Yes, Wilson saw a malaise settling over her newspaper and many others. “The newspaper business these days seems to be just that, a business. The reporters are probably better trained, and thanks to unions they have job security and decent wages at some newspapers. But there seems to be no passion, no deep loyalty in the city rooms….”

Wilson also despaired at much of the media coverage of the O.J. Simpson trial, which she labeled “flash and trash.”

“Once embarrassingly trumpeted as ‘the trial of the century’ by reporters who apparently never before had been involved in high-profile cases,” she writes in her book, “the Simpson trial now is referred to as a circus, a fiasco, an aberration in the criminal justice system….”

The Simpson coverage was characterized, she said, by “the hype, the manipulation of unseasoned media, the bias shown by commentators even before they heard the evidence from the courtroom, the publication of rumors and gossip and leaks that violated every principle of trial reporting my colleagues and I practiced.”

Much of the Simpson coverage especially violated her Rule No. 1 of Trial Reporting: “Stay in the courtroom.

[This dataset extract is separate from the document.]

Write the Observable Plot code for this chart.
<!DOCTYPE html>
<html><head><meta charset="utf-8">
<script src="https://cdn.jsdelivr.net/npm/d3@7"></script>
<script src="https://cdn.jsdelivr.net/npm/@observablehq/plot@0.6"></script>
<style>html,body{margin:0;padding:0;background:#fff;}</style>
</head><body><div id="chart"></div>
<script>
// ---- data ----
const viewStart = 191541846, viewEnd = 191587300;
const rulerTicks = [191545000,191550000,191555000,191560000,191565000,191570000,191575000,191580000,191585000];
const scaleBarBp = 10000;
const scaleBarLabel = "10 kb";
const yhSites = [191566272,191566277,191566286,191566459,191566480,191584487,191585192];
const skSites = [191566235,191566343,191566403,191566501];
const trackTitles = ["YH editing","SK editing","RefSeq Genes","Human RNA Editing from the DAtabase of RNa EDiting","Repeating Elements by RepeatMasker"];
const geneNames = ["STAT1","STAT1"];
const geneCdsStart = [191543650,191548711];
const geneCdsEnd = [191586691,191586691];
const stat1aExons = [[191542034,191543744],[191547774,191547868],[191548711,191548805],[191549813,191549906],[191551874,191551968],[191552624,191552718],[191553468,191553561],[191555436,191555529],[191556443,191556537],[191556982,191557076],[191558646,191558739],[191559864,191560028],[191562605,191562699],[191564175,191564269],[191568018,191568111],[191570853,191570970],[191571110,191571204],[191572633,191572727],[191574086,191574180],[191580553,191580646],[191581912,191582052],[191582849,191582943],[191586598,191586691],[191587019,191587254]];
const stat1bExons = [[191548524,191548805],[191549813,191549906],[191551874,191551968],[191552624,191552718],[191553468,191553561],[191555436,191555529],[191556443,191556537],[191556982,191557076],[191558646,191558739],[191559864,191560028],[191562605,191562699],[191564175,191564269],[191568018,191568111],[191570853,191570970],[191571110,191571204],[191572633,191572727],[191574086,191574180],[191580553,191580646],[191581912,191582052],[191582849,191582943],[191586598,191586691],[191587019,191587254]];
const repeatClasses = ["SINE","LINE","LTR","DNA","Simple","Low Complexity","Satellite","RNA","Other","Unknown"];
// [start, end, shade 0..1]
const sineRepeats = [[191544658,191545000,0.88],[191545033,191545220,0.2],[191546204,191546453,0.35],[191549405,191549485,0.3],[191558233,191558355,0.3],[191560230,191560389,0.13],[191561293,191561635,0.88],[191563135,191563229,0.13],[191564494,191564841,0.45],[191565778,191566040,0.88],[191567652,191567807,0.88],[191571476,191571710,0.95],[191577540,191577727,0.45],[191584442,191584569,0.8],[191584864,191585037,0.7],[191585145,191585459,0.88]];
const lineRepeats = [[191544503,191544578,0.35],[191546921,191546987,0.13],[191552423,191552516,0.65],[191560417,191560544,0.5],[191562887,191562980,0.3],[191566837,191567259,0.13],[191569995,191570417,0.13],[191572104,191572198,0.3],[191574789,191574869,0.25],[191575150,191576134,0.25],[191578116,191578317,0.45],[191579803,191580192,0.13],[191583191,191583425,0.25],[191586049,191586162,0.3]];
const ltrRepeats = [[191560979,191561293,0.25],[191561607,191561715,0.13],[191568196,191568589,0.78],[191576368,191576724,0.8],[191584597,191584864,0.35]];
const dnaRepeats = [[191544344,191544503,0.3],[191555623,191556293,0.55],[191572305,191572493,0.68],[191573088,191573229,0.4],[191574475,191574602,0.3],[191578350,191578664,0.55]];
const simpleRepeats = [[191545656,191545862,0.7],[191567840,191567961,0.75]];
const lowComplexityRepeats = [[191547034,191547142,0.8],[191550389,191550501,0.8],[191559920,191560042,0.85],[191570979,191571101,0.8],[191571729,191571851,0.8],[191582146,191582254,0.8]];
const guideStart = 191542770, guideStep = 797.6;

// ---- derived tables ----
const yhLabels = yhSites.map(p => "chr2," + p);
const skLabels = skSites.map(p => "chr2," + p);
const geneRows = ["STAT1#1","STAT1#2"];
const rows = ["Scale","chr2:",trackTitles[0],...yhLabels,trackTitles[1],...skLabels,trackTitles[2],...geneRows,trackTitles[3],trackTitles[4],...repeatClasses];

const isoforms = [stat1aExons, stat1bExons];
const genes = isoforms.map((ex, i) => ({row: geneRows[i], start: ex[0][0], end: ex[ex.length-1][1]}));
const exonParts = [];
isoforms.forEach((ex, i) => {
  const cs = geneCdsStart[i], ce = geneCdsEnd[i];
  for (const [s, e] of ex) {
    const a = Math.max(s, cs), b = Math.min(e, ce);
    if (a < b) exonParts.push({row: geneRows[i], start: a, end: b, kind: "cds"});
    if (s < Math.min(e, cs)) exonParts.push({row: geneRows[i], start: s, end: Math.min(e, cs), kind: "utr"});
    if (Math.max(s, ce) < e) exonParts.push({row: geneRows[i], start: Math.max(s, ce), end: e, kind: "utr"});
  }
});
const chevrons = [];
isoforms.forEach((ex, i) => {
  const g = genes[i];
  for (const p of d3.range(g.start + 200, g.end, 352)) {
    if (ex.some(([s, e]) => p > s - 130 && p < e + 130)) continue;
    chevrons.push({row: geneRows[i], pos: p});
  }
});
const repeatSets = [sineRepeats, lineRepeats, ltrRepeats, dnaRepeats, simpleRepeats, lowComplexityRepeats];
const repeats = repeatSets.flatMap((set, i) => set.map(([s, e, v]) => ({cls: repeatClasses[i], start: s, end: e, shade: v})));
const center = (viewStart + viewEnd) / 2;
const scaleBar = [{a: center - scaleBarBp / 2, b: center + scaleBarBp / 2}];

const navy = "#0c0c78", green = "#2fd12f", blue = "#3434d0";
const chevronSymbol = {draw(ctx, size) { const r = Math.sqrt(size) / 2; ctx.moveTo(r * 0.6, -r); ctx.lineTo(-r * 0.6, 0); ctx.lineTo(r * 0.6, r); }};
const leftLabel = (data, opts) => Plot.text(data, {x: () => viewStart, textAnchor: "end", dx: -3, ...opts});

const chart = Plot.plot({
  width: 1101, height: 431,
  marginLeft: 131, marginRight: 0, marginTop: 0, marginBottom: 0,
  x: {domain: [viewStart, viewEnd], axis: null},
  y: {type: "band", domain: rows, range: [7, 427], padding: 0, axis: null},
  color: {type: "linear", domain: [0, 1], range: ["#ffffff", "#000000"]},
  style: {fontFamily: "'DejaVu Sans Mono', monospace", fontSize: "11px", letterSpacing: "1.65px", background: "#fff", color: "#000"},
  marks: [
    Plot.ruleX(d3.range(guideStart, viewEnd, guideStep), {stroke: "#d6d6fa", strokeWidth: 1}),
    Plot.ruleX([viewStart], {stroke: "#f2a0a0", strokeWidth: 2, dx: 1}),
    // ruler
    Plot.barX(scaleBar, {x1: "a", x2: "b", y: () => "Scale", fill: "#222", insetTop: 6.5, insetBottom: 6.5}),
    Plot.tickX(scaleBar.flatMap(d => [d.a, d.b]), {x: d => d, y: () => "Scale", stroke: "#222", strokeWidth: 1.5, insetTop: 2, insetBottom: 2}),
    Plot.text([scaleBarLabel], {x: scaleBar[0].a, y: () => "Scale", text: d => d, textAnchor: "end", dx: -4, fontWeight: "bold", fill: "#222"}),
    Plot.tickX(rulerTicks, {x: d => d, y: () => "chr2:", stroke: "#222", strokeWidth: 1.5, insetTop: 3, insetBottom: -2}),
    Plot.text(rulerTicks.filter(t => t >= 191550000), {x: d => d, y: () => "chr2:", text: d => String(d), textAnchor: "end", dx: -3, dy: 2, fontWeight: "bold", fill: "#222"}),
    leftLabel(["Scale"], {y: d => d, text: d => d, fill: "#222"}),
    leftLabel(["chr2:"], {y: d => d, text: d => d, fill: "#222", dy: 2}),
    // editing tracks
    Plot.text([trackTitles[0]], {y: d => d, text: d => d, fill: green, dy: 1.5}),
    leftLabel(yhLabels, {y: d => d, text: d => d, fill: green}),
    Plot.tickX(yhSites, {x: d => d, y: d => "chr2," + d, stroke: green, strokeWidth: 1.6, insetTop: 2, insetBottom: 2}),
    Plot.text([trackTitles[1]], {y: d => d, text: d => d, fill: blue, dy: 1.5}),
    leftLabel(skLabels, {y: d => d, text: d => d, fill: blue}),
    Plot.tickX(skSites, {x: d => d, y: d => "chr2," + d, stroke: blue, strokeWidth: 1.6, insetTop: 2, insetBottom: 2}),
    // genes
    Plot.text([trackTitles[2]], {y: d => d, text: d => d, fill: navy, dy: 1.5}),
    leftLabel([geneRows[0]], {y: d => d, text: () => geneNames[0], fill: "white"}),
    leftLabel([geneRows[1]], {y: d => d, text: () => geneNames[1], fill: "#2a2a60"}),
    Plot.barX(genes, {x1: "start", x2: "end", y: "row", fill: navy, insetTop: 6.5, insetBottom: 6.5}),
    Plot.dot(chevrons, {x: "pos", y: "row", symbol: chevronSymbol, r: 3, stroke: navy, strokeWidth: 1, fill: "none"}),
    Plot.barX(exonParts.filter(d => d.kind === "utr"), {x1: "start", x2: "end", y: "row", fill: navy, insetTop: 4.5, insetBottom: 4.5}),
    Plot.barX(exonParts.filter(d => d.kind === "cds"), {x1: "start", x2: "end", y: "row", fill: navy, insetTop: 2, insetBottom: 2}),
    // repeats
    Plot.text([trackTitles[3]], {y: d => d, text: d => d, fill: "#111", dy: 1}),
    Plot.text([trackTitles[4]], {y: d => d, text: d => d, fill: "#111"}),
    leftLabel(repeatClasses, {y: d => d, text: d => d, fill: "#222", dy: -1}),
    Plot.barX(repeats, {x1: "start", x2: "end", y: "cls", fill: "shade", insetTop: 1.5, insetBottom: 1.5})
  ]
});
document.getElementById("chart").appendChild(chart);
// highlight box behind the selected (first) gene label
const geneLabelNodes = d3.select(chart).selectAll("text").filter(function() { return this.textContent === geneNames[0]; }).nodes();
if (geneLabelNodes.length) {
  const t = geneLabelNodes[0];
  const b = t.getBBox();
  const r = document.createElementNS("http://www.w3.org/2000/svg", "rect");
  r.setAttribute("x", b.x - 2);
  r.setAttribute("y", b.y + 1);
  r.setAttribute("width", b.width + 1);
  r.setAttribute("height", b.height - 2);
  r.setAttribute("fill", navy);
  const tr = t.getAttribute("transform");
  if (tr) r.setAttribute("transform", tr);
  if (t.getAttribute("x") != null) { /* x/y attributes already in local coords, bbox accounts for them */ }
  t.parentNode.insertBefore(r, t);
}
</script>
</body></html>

The only important news is what the jury hears from the witness chair, what the judge rules on and what the lawyers say inside the courtroom. The rest is junk.”
Another rule, Wilson believed, is that reporters covering trials have to capture every detail in their notes.

“You have to be taking it all down, and you can’t stop, no matter how shocking or graphic the testimony is. So many times after an extraordinary statement by a witness, I have glanced up and seen some of the reporters immobilized, mouths open staring at the witness, pens unmoving in frozen fingers. ‘Write! Write!’ I whisper to them, or jab them with an elbow if they are within range.”

“… But while you are scribbling away, you also have to keep looking up at the jurors, at the opposing counsel, at the relatives and friends in the trial room, to get their reactions when the defendant says something particularly shocking or revealing.”

“When Patty [Hearst] testified that she had been raped, I was able to write into my story that her father pressed his head into his hands so tightly that he left red fingerprints on his face.”

Covering such intense trials almost demanded after-hours relief for Wilson and her colleagues. In addition to being the trial beat’s leading reporter, she was its top raconteur. Her hotel room almost always ended up being the hospitality suite for the press corps.

Wilson’s credo, Deutsch says, was: ” ‘I was put on earth to have a good time.’ And she was going to make sure that happened, not just for her but for everybody else around her.”
She and her fellow reporters would contrive skits and parties, such as the Helter Skelter Party during the Manson trial, for which Wilson dressed as Linda Kasabian, one of the Manson girls. The group also composed songs and poems (the words to some of which were just a little naughty).

Such was the need to break the tension of long trials and near-constant deadlines.
This is the same Theo Wilson, of course, who once masqueraded as a chambermaid to get an interview with the Beatles; the same who once hailed a cab in L.A. and had the cabby drive her 200 miles north to Chowchilla, Calif., to cover the kidnapping of a busload of schoolchildren; and the same who gave the name Lois Lane to her 22-year-old cat, whom she lists in the acknowledgments of her book.

Yes, had it been someone else’s life, all of this would have been a great Theo Wilson byline in the days when grit, not glitz, made a good story.